Most every chapter begins with Charlie rousing himself from slumber and closes with his return to that blissful state. (“I suppose I went to bed at some stage.”) Other that than, I’m not entirely sure what transpires in Don’t Point That Thing At Me. The plotting is, shall we say, casual, a lot of complicated business involving a stolen Goya and some nasty government types. What matters is that Charlie is forced to go to America – which he adores, especially the Cattleman’s Breakfasts – to deliver a Rolls Royce containing the purloined painting, and then kill the recipient. I never understood why.
Don’t Point That Thing At Me is hilarious – until it’s not. The story grows so dark that the savage playfulness of Bonfiglioli’s voice eventually seems out of place. I can also say, at the risk of spoiling the ending, that considering there are two more books in the series with the same characters Bonfiglioli didn’t care a whit about continuity, either. It’s a strange one, this book. It’s funny while not being that good. Or is it not good while still being funny? Yes, that’s the way to think of it.
Thursday, July 08, 2010
Book: Hunt Beyond the Frozen Fire, by Gabriel Hunt as told to Christa Faust (2010)

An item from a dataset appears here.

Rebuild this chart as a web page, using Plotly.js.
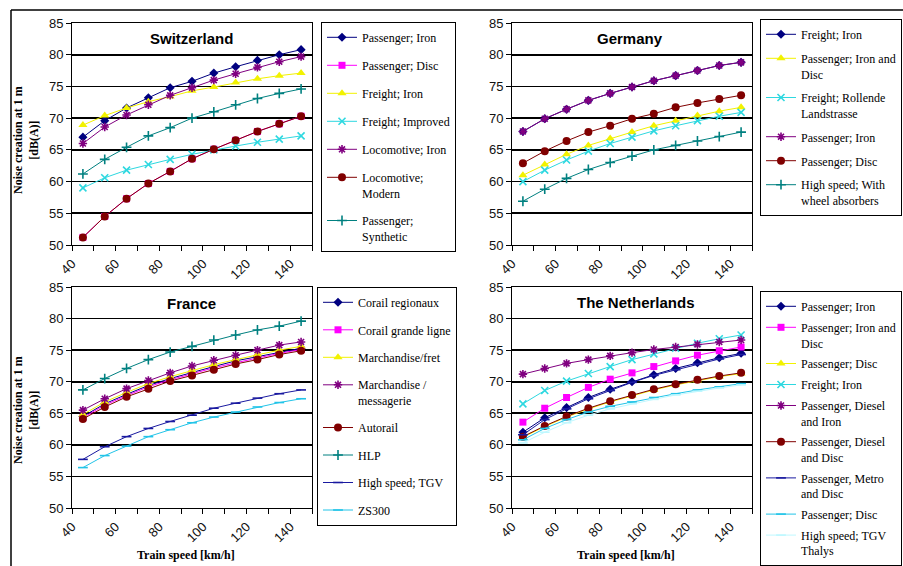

The latest Gabriel Hunt extravaganza begins in media res with our two-fisted adventurer eyeballing a treacherous ex-lover across “a murky, nameless Moldovan hole-in-the-wall” in pursuit of a bejeweled dagger. I tore through the action-packed opening pages expecting to catch my breath in Chapter Two, as the histories of the kindjal and Transdniestrian unrest were explained.
Nope. A furious chase on horseback. Chapter Three, then, will certainly –
Huh. An assault on an ancient fortress. No time for backstory, Mr. Hunt. Exposition comes on the fly. Even more astonishing, this mayhem is merely preamble. Hunt returns to his Foundation offices in Manhattan just long enough to get sent on an another expedition. This one involves the requisite beautiful woman, her missing scientist father, and the possibility of a lost civilization beneath the South Pole. Before it’s over, there will be more derring-do and generous helpings of sex. My friend Christa Faust never lets the pace flag for an instant. As fast as it moves, you’ll read it even faster. A wild, fun ride.
Bookstores don’t have “men’s adventure” sections anymore, so I never know where to look for the Hunt novels. Asking for them only baffles clerks. “They’re written by Gabriel Hunt. Well, technically, they’re not, because he’s a fictional character. They’re credited to him, but this one is written by ...”
After two chain stores and an independent let me down, I bought Frozen Fire on my Kindle. It felt wrong; the Hunt books, with their gloriously overripe covers, demand to be read in paperback. But it worked out for the best. I wasn’t entirely certain what spavined and portcullis meant, and could look them up instantly without breaking the story’s flow. I’ve read some highbrow stuff on my Kindle, but who’d have thought a pulp adventure novel would crack the whip on the dictionary function?
Monday, July 05, 2010
Sort Of Related: Nobody’s Angel, by Jack Clark (1996)/Two O’Clock Courage (1945)
For personal reasons, I’m a fan of taxi noir. Two examples of the form recently came my way.
Cabdriver Jack Clark wrote Nobody’s Baby in the 1990s. After repeated rejections he self-published the book. Until Hard Case Crime brought out a new edition last month, the only way to score a copy was to hail Clark’s rig in Chicago.
Eddie Miles has seen plenty in his years behind the wheel, but nothing prepares him for being at the center of two different murder investigations. A veteran driver is shot to death at the same time Eddie prevents a killer of prostitutes from claiming his latest victim. Eddie doesn’t exactly investigate either crime. But he sticks close, his own fate seemingly bound up in the outcome.
Both cases are ultimately solved, but neither is the point of the book. Nobody’s Angel is about broken people in a broken place. Eddie – tired, cranky, certain he’s about to be screwed by the world and whoever’s in the back of his cab – knows only he’s to blame for the sorry state of his life. He struggles to find compassion for his fares, and on the rare occasions when he does it’s powerful stuff. In pared-to-the-bone prose Clark offers a street-level view of the city, always changing and forever breaking hearts.
A cabdriver is the only thing Nobody’s Angel has in common with the frothy nonsense of Two O’Clock Courage. Amnesiac Tom Conway flags down a hack driven by Ann Rutherford. Conway realizes that he’s implicated in the murder of a theatrical producer and Rutherford, as any cab driver would, ferries him around town trying to clear his name. This overplotted B-movie hooey, complete with strained comic relief, is made bearable by Rutherford, who can only be described as adorable, and strong early work from two noir stalwarts. Jane Greer, still Bettejane in her first credited appearance, makes a great venomous party girl. And director Anthony Mann keeps the meter running with some nice business in the backgrounds of shots. For the record, even Eddie Miles would look fetching in Ann’s sporty cap.